If you're dreading ye olde “clinking of glasses” when guests want you to smooch during dinner, maybe making them work for it will give you some time to scarf some food before it starts again. Karen and Ian used a little game involving a big, inflatable D20. This is the best idea ever for a nerdy, Dungeons & Dragons wedding!
The trick was that the would-be glass clinker would have to roll this big dice and get a number between 11-20 to get them to kiss. Roll anything lower and they have to kiss someone! You can see the full description of the game in Karen and Ian's hilarious program, “So you're going to sit through a wedding.”
There was a D-20 kissing game at Robin & Taran's geeky wedding too, and here was the cute card they made:
Looking for other glass-clinking alternatives? We gotchoo
Ugh, I’m so sick of the clinking glasses thing, so this is great! I’d be planning on doing something with trivia…like someone in the crowd has to answer a random Trivial Pursuit question before we’d kiss. We completely forgot to set something up beforehand, and it was only after our wedding that I realized no one tried to clink anyway! I don’t know if this is because drinks were served in plastic cups or bottles (although there were mason jars on the tables) or if people just forgot because it’s us.
I love the multitude of non-clinking options. It gives us one more extra way to make our wedding a bit different. We’re putting a jar full of wrapped candy (hershey kisses or something) of two different colours. If one colour is picked we kiss, if the other is picked they kiss somebody. I like that we have some sneaky control of how many of each colour goes in, we may not have to kiss at all!
I went to a wedding once where if you wanted the bride and groom to kiss, the entire table had to stand up and sing a bit from a song with the word “love” in it. Hilarious to watch grandpa get up and sing “Loooooove shack!”
We wanted to do this exactly! But our families were just not into it. 🙁 We ended up having to give in to the dreaded clinking a few times, but then I made sure everyone was walking around and dancing and away from their glasses very soon after dinner. Oh well.
We are doing this with Trivial Pursuit questions! People will come up to us with the box, and pick a card and a category. If they answer correctly, we kiss. If they get it wrong, we pick who they kiss.
I love the clinking! I went to my nephew’s wedding (he is only 5 years younger) in Florida (I’m from Michigan) and only the Michigan people even knew what the clinking meant. I think it is cute, classic, playful, and a tradition I totally want to keep. But I can see why you wouldn’t want a bunch of people forcing you to kiss in front of them… bit creepy really. Figures the only wedding I start a clink is the only one where almost no on understands :/
Haha, this is great! 😀 I love when D&D is incorporated into real life.
This is a thing?
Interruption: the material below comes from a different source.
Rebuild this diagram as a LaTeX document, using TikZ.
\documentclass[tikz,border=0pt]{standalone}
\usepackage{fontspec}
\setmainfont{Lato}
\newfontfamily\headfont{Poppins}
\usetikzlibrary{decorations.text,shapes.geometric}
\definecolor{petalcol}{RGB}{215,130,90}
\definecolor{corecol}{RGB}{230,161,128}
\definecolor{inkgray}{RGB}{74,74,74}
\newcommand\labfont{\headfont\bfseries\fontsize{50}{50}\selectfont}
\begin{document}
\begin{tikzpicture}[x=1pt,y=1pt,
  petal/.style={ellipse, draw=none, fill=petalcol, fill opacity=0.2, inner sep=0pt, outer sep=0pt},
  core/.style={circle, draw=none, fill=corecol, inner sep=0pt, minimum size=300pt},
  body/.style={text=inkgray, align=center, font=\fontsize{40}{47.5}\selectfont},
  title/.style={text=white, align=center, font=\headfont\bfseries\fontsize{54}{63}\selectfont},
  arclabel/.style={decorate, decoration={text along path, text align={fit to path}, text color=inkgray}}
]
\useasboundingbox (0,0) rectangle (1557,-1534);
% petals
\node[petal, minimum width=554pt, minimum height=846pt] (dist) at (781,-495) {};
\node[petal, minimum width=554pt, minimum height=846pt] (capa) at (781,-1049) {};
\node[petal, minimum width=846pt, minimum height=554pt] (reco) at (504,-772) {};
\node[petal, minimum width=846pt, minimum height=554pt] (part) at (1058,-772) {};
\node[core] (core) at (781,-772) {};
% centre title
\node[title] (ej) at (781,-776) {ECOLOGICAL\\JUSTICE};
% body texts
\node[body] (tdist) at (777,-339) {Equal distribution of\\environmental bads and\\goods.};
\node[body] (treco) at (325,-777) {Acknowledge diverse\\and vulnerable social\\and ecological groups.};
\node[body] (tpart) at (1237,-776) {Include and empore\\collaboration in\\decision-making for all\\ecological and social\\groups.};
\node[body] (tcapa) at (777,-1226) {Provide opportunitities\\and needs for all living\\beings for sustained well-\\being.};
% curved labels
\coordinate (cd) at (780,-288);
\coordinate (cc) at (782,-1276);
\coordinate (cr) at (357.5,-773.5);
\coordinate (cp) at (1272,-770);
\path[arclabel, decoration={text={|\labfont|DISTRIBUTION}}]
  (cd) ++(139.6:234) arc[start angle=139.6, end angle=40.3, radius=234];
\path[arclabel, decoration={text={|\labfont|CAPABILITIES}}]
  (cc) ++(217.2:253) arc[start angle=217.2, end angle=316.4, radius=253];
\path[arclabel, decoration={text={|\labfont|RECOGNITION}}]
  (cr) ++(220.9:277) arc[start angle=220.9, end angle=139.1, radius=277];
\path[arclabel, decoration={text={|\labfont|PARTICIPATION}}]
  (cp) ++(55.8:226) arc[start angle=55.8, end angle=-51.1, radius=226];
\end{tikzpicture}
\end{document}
I have never heard of this till now. And hasn’t happened at a wedding I’ve been to yet. I think if this clinking happens at our wedding me and my boy are going to think everyone has gone a little mad.
However, inflatable d20s are great. I may have to get one.
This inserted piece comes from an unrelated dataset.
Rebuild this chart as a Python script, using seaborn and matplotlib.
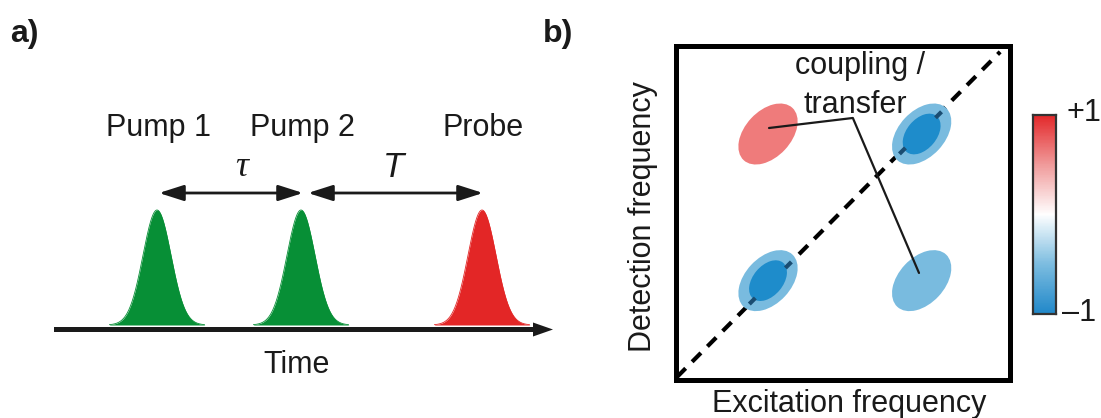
import numpy as np
import pandas as pd
import matplotlib
matplotlib.use("Agg")
import matplotlib.pyplot as plt
from matplotlib.patches import Ellipse
from matplotlib.colors import LinearSegmentedColormap
import seaborn as sns

sns.set_theme(style="white")
plt.rcParams["font.family"] = ["Liberation Sans", "DejaVu Sans"]

# ---------------- data ----------------
# panel a: pulse sequence (time units ~ pixels of the schematic)
pulse_names = ["Pump 1", "Pump 2", "Probe"]
pulse_times = [157, 301, 482]
pulse_colors = ["#078f36", "#078f36", "#e32626"]
pulse_sigma = 14
pulse_amp = 115
delay_labels = ["\u03c4", "T"]
delay_starts = [159, 308]
delay_ends = [303, 483]

# panel b: 2D spectrum peaks (excitation, detection, sign)
peak_exc = [0.277, 0.737, 0.277, 0.737]
peak_det = [0.735, 0.735, 0.296, 0.296]
peak_sign = [1, -1, -1, -1]
peak_diag = [False, True, True, False]
leader_x = [0.280, 0.531, 0.729]
leader_y = [0.753, 0.783, 0.319]
cbar_ticks = ["+1", "\u20131"]

W, H = 1101, 418
fig = plt.figure(figsize=(W / 100, H / 100), dpi=100)
FS = 22
ink = "#1a1a1a"

# ---------------- panel a ----------------
axa = fig.add_axes([0, 0, 620 / W, 1])
axa.set_xlim(0, 620)
axa.set_ylim(H, 0)
axa.axis("off")

base = 325
for name, t0, col in zip(pulse_names, pulse_times, pulse_colors):
    t = np.linspace(t0 - 3.4 * pulse_sigma, t0 + 3.4 * pulse_sigma, 300)
    y = base - pulse_amp * np.exp(-((t - t0) ** 2) / (2 * pulse_sigma ** 2))
    axa.fill_between(t, y, base, color=col, lw=0, zorder=2)
    sns.lineplot(x=t, y=y, ax=axa, color=col, lw=0.6, zorder=2, sort=False)
    axa.text(t0 + 1, 136, name, ha="center", va="baseline", fontsize=FS,
             color=ink)

# time axis
axa.arrow(54, 329.5, 499, 0, width=5, head_width=14, head_length=20,
          length_includes_head=True, color=ink, lw=0, zorder=3)
axa.text(297, 373, "Time", ha="center", va="baseline", fontsize=FS, color=ink)

# delay arrows
for lab, s, e in zip(delay_labels, delay_starts, delay_ends):
    axa.annotate("", xy=(s, 193), xytext=(e, 193),
                 arrowprops=dict(arrowstyle="<|-|>,head_length=0.75,head_width=0.24",
                                 lw=2, color=ink, shrinkA=0, shrinkB=0,
                                 mutation_scale=20))
axa.text(242, 176, delay_labels[0], ha="center", va="baseline",
         fontsize=26, family="Liberation Serif", style="italic", color=ink)
axa.text(393, 177, delay_labels[1], ha="center", va="baseline",
         fontsize=25, style="italic", color=ink)

fig.text(10 / W, 1 - 42 / H, "a)", fontsize=23, fontweight="bold",
         va="baseline", ha="left", color=ink)
fig.text(543 / W, 1 - 42 / H, "b)", fontsize=23, fontweight="bold",
         va="baseline", ha="left", color=ink)

# ---------------- panel b ----------------
bx0, by0, bs = 675.5, 379.5, 334
axb = fig.add_axes([bx0 / W, (H - by0) / H, bs / W, bs / H])
axb.set_xlim(0, 1)
axb.set_ylim(0, 1)
axb.set_xticks([])
axb.set_yticks([])
for sp in axb.spines.values():
    sp.set_visible(True)
    sp.set_linewidth(3.6)
    sp.set_color("black")
axb.set_facecolor("white")

# diagonal
sns.lineplot(x=[0.004, 0.972], y=[0.007, 0.981], ax=axb, color="black",
             lw=3, dashes=False, zorder=1)
axb.lines[-1].set_dashes([3.0, 2.2])
axb.lines[-1].set_dash_capstyle("butt")

outer_w, outer_h = 0.214, 0.138
inner_w, inner_h = 0.14, 0.09
red_c, light_c, dark_c = "#ef7b7b", "#79bbdf", "#1e8ccb"
for x, y, s, d in zip(peak_exc, peak_det, peak_sign, peak_diag):
    col = red_c if s > 0 else light_c
    axb.add_patch(Ellipse((x, y), outer_w, outer_h, angle=47, color=col,
                          lw=0, zorder=2))
    if d:
        axb.add_patch(Ellipse((x, y), inner_w, inner_h, angle=50,
                              color=dark_c, lw=0, zorder=3))
        # dashes of the diagonal visible at the inner-peak tips
        p = (x + y - 0.005) / 2
        for k in (-1, 1):
            cx = p + k * 0.054
            cy = cx + 0.005
            axb.plot([cx - 0.009, cx + 0.009], [cy - 0.009, cy + 0.009],
                     color="#1a4d72", lw=3, solid_capstyle="butt", zorder=4)

sns.lineplot(x=leader_x, y=leader_y, ax=axb, color=ink, lw=1.6, sort=False,
             zorder=5)
axb.text(0.552, 0.915, "coupling /", ha="center", va="baseline",
         fontsize=FS, color=ink, zorder=6)
axb.text(0.537, 0.798, "transfer", ha="center", va="baseline",
         fontsize=FS, color=ink, zorder=6)

fig.text(849 / W, 1 - 412 / H, "Excitation frequency", ha="center",
         va="baseline", fontsize=FS, color=ink)
fig.text(643 / W, 1 - 217 / H, "Detection frequency", ha="center",
         va="center", rotation=90, fontsize=FS, color=ink)

# ---------------- colour bar ----------------
cmap = LinearSegmentedColormap.from_list(
    "rb", ["#2188c9", "#7dbde0", "#ffffff", "#f09c9c", "#e3292b"])
axc = fig.add_axes([1033 / W, (H - 314) / H, 23 / W, 199 / H])
grad = pd.DataFrame(np.linspace(1, -1, 200).reshape(-1, 1))
sns.heatmap(grad, ax=axc, cmap=cmap, vmin=-1, vmax=1, cbar=False,
            xticklabels=False, yticklabels=False)
for sp in axc.spines.values():
    sp.set_visible(True)
    sp.set_linewidth(1.6)
    sp.set_color("#333333")
fig.text(1066 / W, 1 - 113 / H, cbar_ticks[0], ha="left", va="center",
         fontsize=FS, color=ink)
fig.text(1062 / W, 1 - 313 / H, cbar_ticks[1], ha="left", va="center",
         fontsize=FS, color=ink)

fig.savefig("out.png", dpi=100, facecolor="white")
They don’t clink in Florida? How interesting! I love finding out all the little regional wedding stuff differences! There oughta be an educational grid or something for that in case you go to an out of town wedding so you don’t show up and act like a cretin doing something regionally inappropriate.
I may have to steal this idea! Awesomeness
We’re having them roll regular dice. If they roll 7, we’ll kiss, anything else, they have to kiss someone else. Snake eyes, they have to put a dollar in the jar.
Just went to a wedding where everytime the glasses were clinked, the name of a couple attending the reception was drawn and they had to kiss, and then the bride & groom had to kiss copying the first couple’s kiss. Let’s just say there were some pretty interesting (and sometimes acrobatic) kisses! It was adorable and hilarious.
Love it!!! My future-hubby and I are definitely going to do this! This is going to be fun ^_^.
Is the clinking really that common? Will we have to tell guests not to do it?
Also dislike clinking. Sure, it’s cute, but if the couple is shy, it can be a bit uncomfortable. Yes, weddings are a place for public displays of affection, but if that’s not your thing, ideas such as this (to reduce the kissing on demand) can really help to destress.
I love that if you roll anything else, the roller has to kiss someone. How did you decide who they had to kiss?